Hi, I’m Janna Kimel, the founder of the Chronic Pain Project.

I share my story not for sympathy, but for a reality check. We all have stuff—emotional health challenges, and physical health challenges, both temporary and permanent.

I’ve also found that it seems easier to have a pain or challenge that is visible. A broken leg or a sprained wrist usually has a visual indicator such as a splint, a cast, or crutches. People know that something is amiss. But what if your pain is invisible? What if nobody can see your headache, backache, or neuralgia pain? How can you describe it to others?

Janna Kimel wearing a grey hat, green sweater, and grey scarf.  She's sitting at a table. Candles, flowers, and ceramics are in the background.

My first outing, post-brain surgery. The hope was that getting rid of a benign cyst would get rid of the migraines, but it didn’t.

I’ve been thinking about chronic pain for a long time, although I’ve only recently learned the terminology.
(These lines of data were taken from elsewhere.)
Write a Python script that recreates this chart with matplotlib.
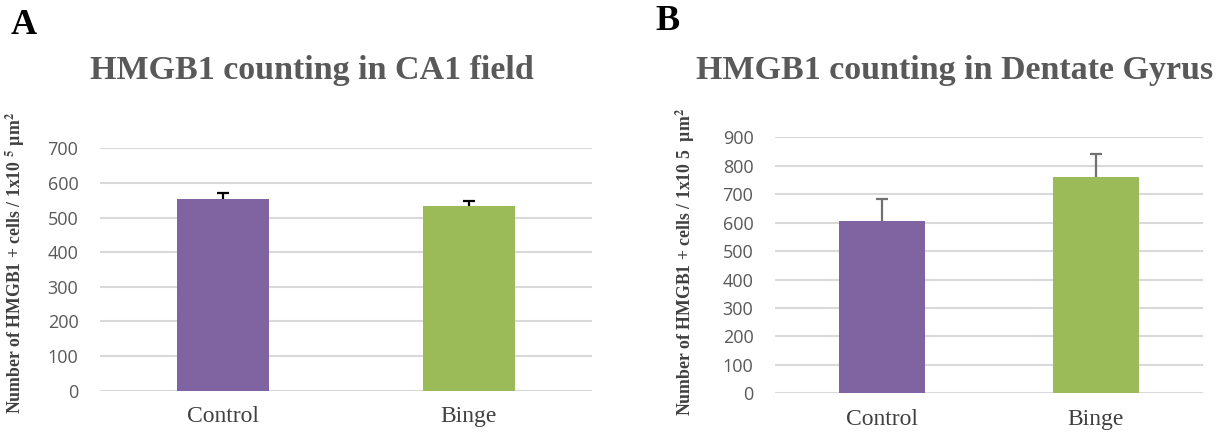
import matplotlib
matplotlib.use("Agg")
import matplotlib.pyplot as plt

plt.rcParams["mathtext.fontset"] = "stix"

groups = ["Control", "Binge"]
ca1_means = [555, 533]
ca1_err = [17, 15]
dg_means = [604, 759]
dg_err = [78, 82]

bar_colors = ["#8064A2", "#9BBB59"]

fig = plt.figure(figsize=(12.26, 4.34), dpi=100)
W, H = 1226, 434


def make_ax(x0, x1, y_top, y_bottom):
    return fig.add_axes([x0 / W, 1 - y_bottom / H, (x1 - x0) / W, (y_bottom - y_top) / H])


def style(ax, means, errs, ymax, width, ecolor, ylabel):
    x = range(len(groups))
    ax.bar(x, means, width=width, color=bar_colors, zorder=2)
    eb = ax.errorbar(x, means, yerr=[[0] * len(errs), errs], fmt="none",
                     ecolor=ecolor, elinewidth=1.6, capsize=4.5, capthick=1.6, zorder=3)
    eb[1][0].set_visible(False)  # only the upper cap
    ax.set_xlim(-0.5, len(groups) - 0.5)
    ax.set_ylim(0, ymax)
    ax.set_yticks(range(0, ymax + 1, 100))
    ax.grid(axis="y", color="#D9D9D9", linewidth=1.5, zorder=0)
    for s in ax.spines.values():
        s.set_visible(False)
    ax.tick_params(axis="y", length=0, pad=15.5, labelsize=13, labelcolor="#595959")
    ax.tick_params(axis="x", length=0, pad=11)
    ax.set_xticks(list(x))
    ax.set_xticklabels(groups, fontsize=17, family="Liberation Serif", color="#404040")
    for lab in ax.get_yticklabels():
        lab.set_family(["Open Sans", "DejaVu Sans"])
    ax.set_ylabel(ylabel, fontsize=12.8, fontweight="bold", family="Liberation Serif",
                  color="#404040")


ax1 = make_ax(100, 592, 148.3, 390.7)
style(ax1, ca1_means, ca1_err, 700, 0.37, "black",
      "Number of HMGB1 + cells / 1x10 $^{\\mathbf{5}}$ µm$^{\\mathbf{2}}$")
ax1.yaxis.set_label_coords(-0.148, 0.527)

ax2 = make_ax(775, 1203, 137.3, 393.3)
style(ax2, dg_means, dg_err, 900, 0.40, "#707070",
      "Number of HMGB1 + cells / 1x10 5  µm$^{\\mathbf{2}}$")
ax2.yaxis.set_label_coords(-0.182, 0.513)

fig.text(312 / W, 1 - 70 / H, "HMGB1 counting in CA1 field", fontsize=24.5,
         fontweight="bold", family="Liberation Serif", color="#595959",
         ha="center", va="center")
fig.text(955 / W, 1 - 70 / H, "HMGB1 counting in Dentate Gyrus", fontsize=24.5,
         fontweight="bold", family="Liberation Serif", color="#595959",
         ha="center", va="center")

fig.text(11 / W, 1 - 25 / H, "A", fontsize=26, fontweight="bold",
         family="Liberation Serif", va="center", ha="left")
fig.text(655 / W, 1 - 21 / H, "B", fontsize=26, fontweight="bold",
         family="Liberation Serif", va="center", ha="left")

fig.savefig("out.png", dpi=100)
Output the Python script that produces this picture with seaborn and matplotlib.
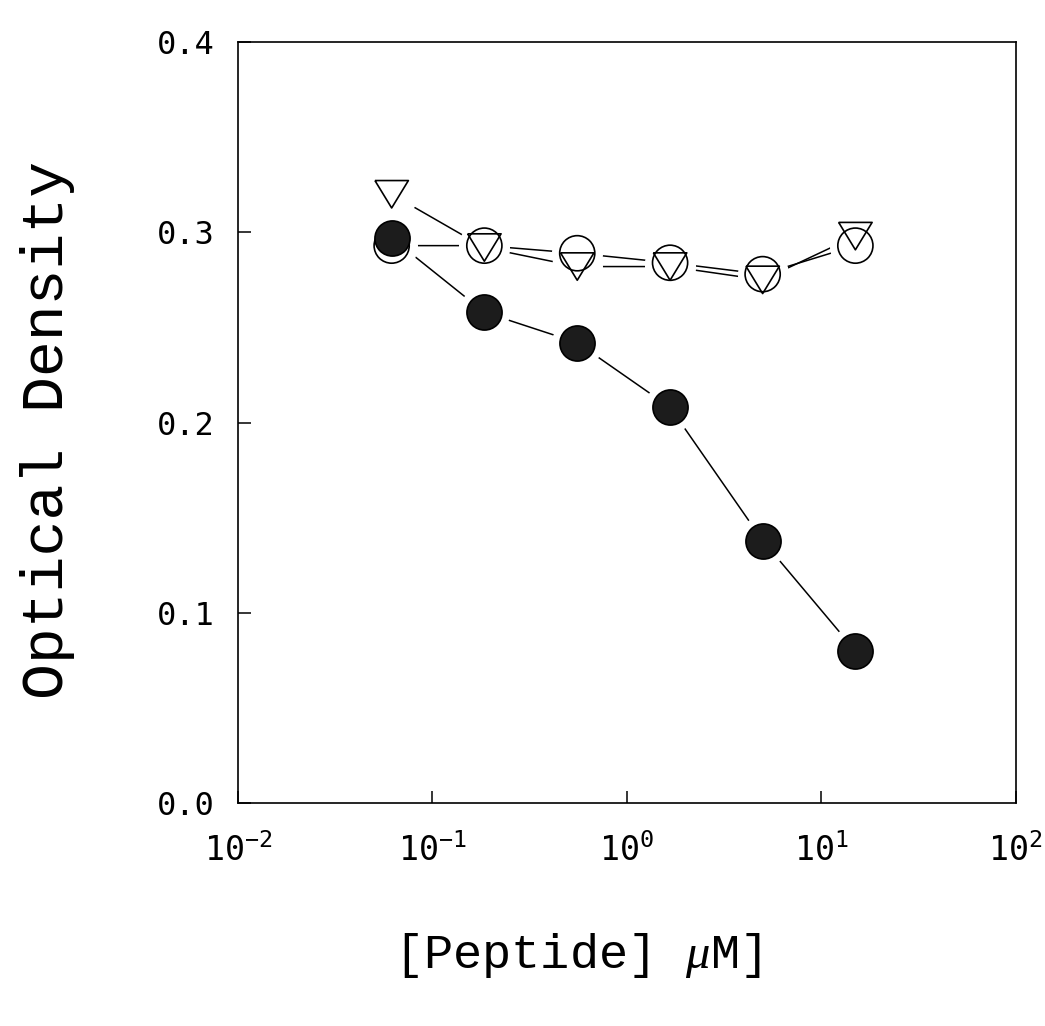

Graphic of ight grey figure bending over

For as long as I can remember, I’ve had pain somewhere in my body. At age 10, I fell in gym class. No swelling, no discoloration, but for the next 10 years I would see doctors, be on and off crutches and even spend a few nights in the hospital from unexplained ankle pain.

One of my most memorable moments was taking a wheelchair through Disney Land. I couldn’t walk long distances at the time, but I could walk enough to get on a ride. Imagine people’s faces when I got out of that wheelchair and onto a ride!


Without rhyme or reason, that pain slowly subsided in my twenties.

Graphic of light grey leaf

Now, I spend many a weekend hiking the trails of the Pacific Northwest that I call home.

However, other pain came to take its place. I’ve had persistent knee pain, then low back pain (I took a chemistry test in high school while standing at a lab table since I couldn’t sit down for long periods of time) and in recent years, pain in my shoulders that seems to come and go at will.

Adding to the musculoskeletal pain, I also have chronic migraines that started at age 25. What was once a fairly cyclical set of headaches, now seems to be a random ebb and flow of debilitating migraines.

“That was exactly what Molly’s arthritis was like: as if some big old cow had got into her house and wouldn’t go away. It just sat there, taking up space in her life and making everything more difficult, mooing loudly from time to time and making cow pies.”

—from the book “The Last Resort” by Alison Lurie.

This project aims to bring visibility to the invisible by promoting and normalizing these conversations about pain.